Peper also promises Chevrolet will gain market share in 2009, due mostly to a busy cadence of new-vehicle launches. The Traverse midsize CUV arrives at dealers in volume this month, and the Camaro sports car and Equinox small CUV both will be launched later in the year.

“But it’s still not going to be an easy thing to do,” Peper admits regarding holding onto market share. “I just think it’s important we set a robust goal and go after it.”

With this in mind, Peper pledges to continue working with dealers to improve throughput, rather than push outright consolidation, as a long-term goal for Chevy’s retail network. Larger-market Chevy dealers presently average about 800 units annually, and Peper would like to reach 1,300-1,500 deliveries.

“In our smaller markets, to have a lot of dealers out there, it’s a great advantage to us,” he says. “They have a great market share and most are pillars of their communities. Where we need to work to reduce our dealers is in major metro markets.

“We need to provide throughput for our dealers that is comparable to what Toyota provides (its) dealers, so (our dealers) can continue to invest in their facilities and franchise to make it better.”

Peper says he looks forward to Barack Obama as the nation’s 44th president, who took his oath Tuesday. “It’s going to be fantastic. President Obama was very supportive of the automobile industry and realizes its importance to the overall economy. He’s said some favorable things, like 1 million electric vehicles on the road by 2015. That’s very good stuff and things we like to hear.”

At the same time, Peper expects “tough, exacting” expectations from the new administration when it comes to the federal bridge loans GM and Chrysler LLC received from taxpayers to survive the economic downturn. “I feel very, very good about (Obama) coming into office.”

Peper also seeks to dispel what he considers “falsehoods” about the domestic auto industry to emanate from December’s Congressional hearings.

Being in a fishbowl doesn’t bother him, he says, but he’d like to clean up the water and argues, with supporting data, that Americans do buy domestic products, whose quality ranks on par with Asian transplants, as does their overall fuel efficiency.

“Like many of you, I was fascinated by the political theater that played out on C-SPAN last year, as the leaders of the Big Three went before Congress to make the case for short-term bridge loans,” Peper tells the annual conference.

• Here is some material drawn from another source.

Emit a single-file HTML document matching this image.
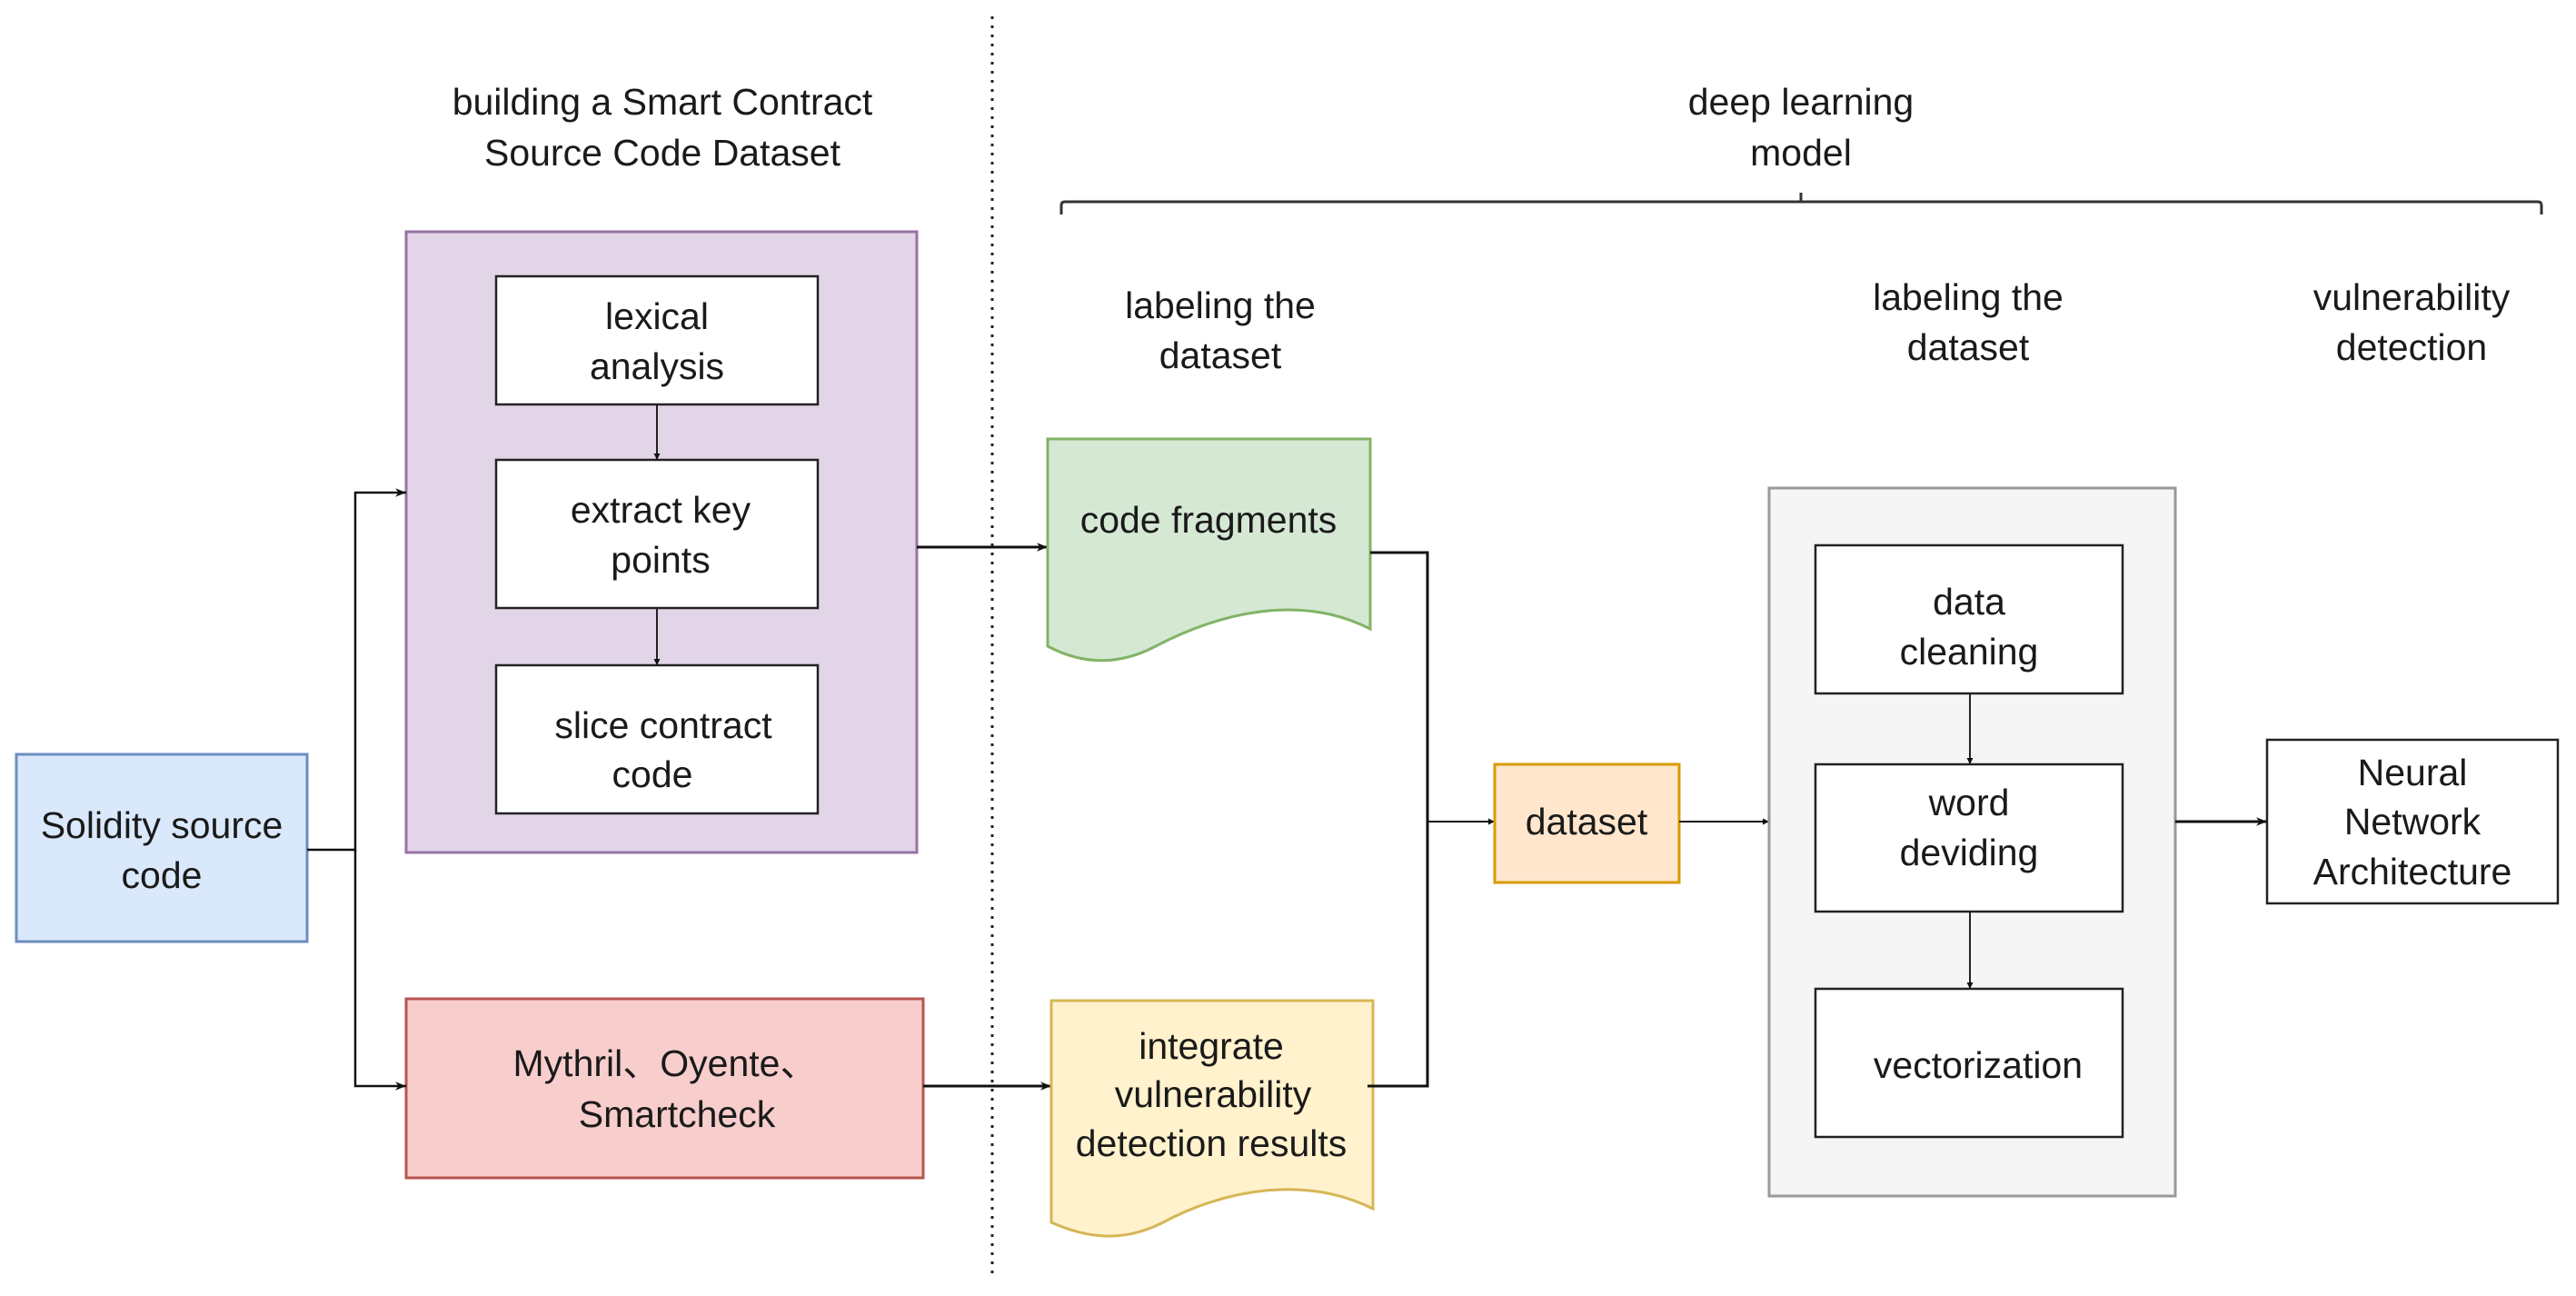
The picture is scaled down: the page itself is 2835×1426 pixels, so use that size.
<!DOCTYPE html>
<html><head><meta charset="utf-8"><style>
html,body{margin:0;padding:0;background:#fff}
svg{display:block}
text{font-family:"Liberation Sans",Arial,sans-serif;font-size:41px;fill:#1a1a1a;text-anchor:middle}
</style></head><body>
<svg width="2835" height="1426" viewBox="0 0 2835 1426" xmlns="http://www.w3.org/2000/svg">
<defs>
<marker id="a" viewBox="0 0 10 10" refX="10" refY="5" markerWidth="7" markerHeight="7" orient="auto" markerUnits="userSpaceOnUse">
<path d="M0,0 L10,5 L0,10 z" fill="#111"/></marker>
<marker id="b" viewBox="0 0 10 10" refX="10" refY="5" markerWidth="14" markerHeight="12" orient="auto" markerUnits="userSpaceOnUse">
<path d="M0,1 L10,5 L0,9 L3,5 z" fill="#111"/></marker>
</defs>

<!-- dotted divider -->
<line x1="1092" y1="18" x2="1092" y2="1407" stroke="#222" stroke-width="3" stroke-dasharray="3,7"/>

<!-- headings -->
<text x="729" y="126">building a Smart Contract</text>
<text x="729" y="182">Source Code Dataset</text>
<text x="1982" y="126">deep learning</text>
<text x="1982" y="182">model</text>
<text x="1343" y="350">labeling the</text>
<text x="1343" y="405">dataset</text>
<text x="2166" y="341">labeling the</text>
<text x="2166" y="396">dataset</text>
<text x="2654" y="341">vulnerability</text>
<text x="2654" y="396">detection</text>

<!-- brace -->
<path d="M1168,236 V226 Q1168,222 1172,222 H2793 Q2797,222 2797,226 V236 M1982,222 V212" fill="none" stroke="#333" stroke-width="3"/>

<!-- Solidity -->
<rect x="18" y="830" width="320" height="206" fill="#dae8fc" stroke="#6c8ebf" stroke-width="3"/>
<text x="178" y="922">Solidity source</text>
<text x="178" y="977">code</text>

<!-- purple group -->
<rect x="447" y="255" width="562" height="683" fill="#e1d5e7" stroke="#9673a6" stroke-width="3"/>
<rect x="546" y="304" width="354" height="141" fill="#fff" stroke="#222" stroke-width="2.5"/>
<text x="723" y="362">lexical</text>
<text x="723" y="417">analysis</text>
<rect x="546" y="506" width="354" height="163" fill="#fff" stroke="#222" stroke-width="2.5"/>
<text x="727" y="575">extract key</text>
<text x="727" y="630">points</text>
<rect x="546" y="732" width="354" height="163" fill="#fff" stroke="#222" stroke-width="2.5"/>
<text x="730" y="812">slice contract</text>
<text x="718" y="866">code</text>
<line x1="723" y1="445" x2="723" y2="506" stroke="#222" stroke-width="2" marker-end="url(#a)"/>
<line x1="723" y1="669" x2="723" y2="732" stroke="#222" stroke-width="2" marker-end="url(#a)"/>

<!-- Mythril -->
<rect x="447" y="1099" width="569" height="197" fill="#f8cecc" stroke="#b85450" stroke-width="3"/>
<text x="732" y="1184">Mythril、Oyente、</text>
<text x="745" y="1240">Smartcheck</text>

<!-- split connector -->
<path d="M338,935 H391 V542 H447" fill="none" stroke="#111" stroke-width="2.5" marker-end="url(#b)"/>
<path d="M391,935 V1195 H447" fill="none" stroke="#111" stroke-width="2.5" marker-end="url(#b)"/>

<!-- to docs -->
<line x1="1009" y1="602" x2="1153" y2="602" stroke="#111" stroke-width="3" marker-end="url(#b)"/>
<line x1="1016" y1="1195" x2="1157" y2="1195" stroke="#111" stroke-width="3" marker-end="url(#b)"/>

<!-- code fragments doc -->
<path d="M1153,483 H1508 V692 C1430,652 1340,675 1270,712 C1225,735 1185,728 1153,711 Z" fill="#d5e8d4" stroke="#82b366" stroke-width="3"/>
<text x="1330" y="586">code fragments</text>

<!-- integrate doc -->
<path d="M1157,1101 H1511 V1330 C1435,1292 1345,1310 1280,1345 C1235,1368 1195,1362 1157,1345 Z" fill="#fff2cc" stroke="#d6b656" stroke-width="3"/>
<text x="1333" y="1165">integrate</text>
<text x="1335" y="1218">vulnerability</text>
<text x="1333" y="1272">detection results</text>

<!-- merge -->
<path d="M1508,608 H1571 V1195 H1505" fill="none" stroke="#111" stroke-width="3"/>
<line x1="1571" y1="904" x2="1645" y2="904" stroke="#111" stroke-width="2" marker-end="url(#a)"/>

<!-- dataset -->
<rect x="1645" y="841" width="203" height="130" fill="#ffe6cc" stroke="#d79b00" stroke-width="3"/>
<text x="1746" y="918">dataset</text>
<line x1="1848" y1="904" x2="1947" y2="904" stroke="#111" stroke-width="2" marker-end="url(#a)"/>

<!-- grey group -->
<rect x="1947" y="537" width="447" height="779" fill="#f5f5f5" stroke="#999" stroke-width="3"/>
<rect x="1998" y="600" width="338" height="163" fill="#fff" stroke="#222" stroke-width="2.5"/>
<text x="2167" y="676">data</text>
<text x="2167" y="731">cleaning</text>
<rect x="1998" y="841" width="338" height="162" fill="#fff" stroke="#222" stroke-width="2.5"/>
<text x="2167" y="897">word</text>
<text x="2167" y="952">deviding</text>
<rect x="1998" y="1088" width="338" height="163" fill="#fff" stroke="#222" stroke-width="2.5"/>
<text x="2177" y="1186">vectorization</text>
<line x1="2168" y1="763" x2="2168" y2="841" stroke="#222" stroke-width="2" marker-end="url(#a)"/>
<line x1="2168" y1="1003" x2="2168" y2="1088" stroke="#222" stroke-width="2" marker-end="url(#a)"/>

<line x1="2394" y1="904" x2="2495" y2="904" stroke="#111" stroke-width="3" marker-end="url(#b)"/>

<!-- Neural -->
<rect x="2495" y="814" width="320" height="180" fill="#fff" stroke="#222" stroke-width="2.5"/>
<text x="2655" y="864">Neural</text>
<text x="2655" y="918">Network</text>
<text x="2655" y="973">Architecture</text>
</svg>
</body></html>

“But I was horrified at the same time. I couldn’t believe so many of our legislators knew so little about our industry and our great products. It was like watching a time warp: General Motors, Ford and Chrysler being treated like they were Nash, Studebaker and DeSoto.”

As such, Peper promises “disruptive” Chevy advertising in 2009, with the message focused on the brand’s value, styling and fuel economy.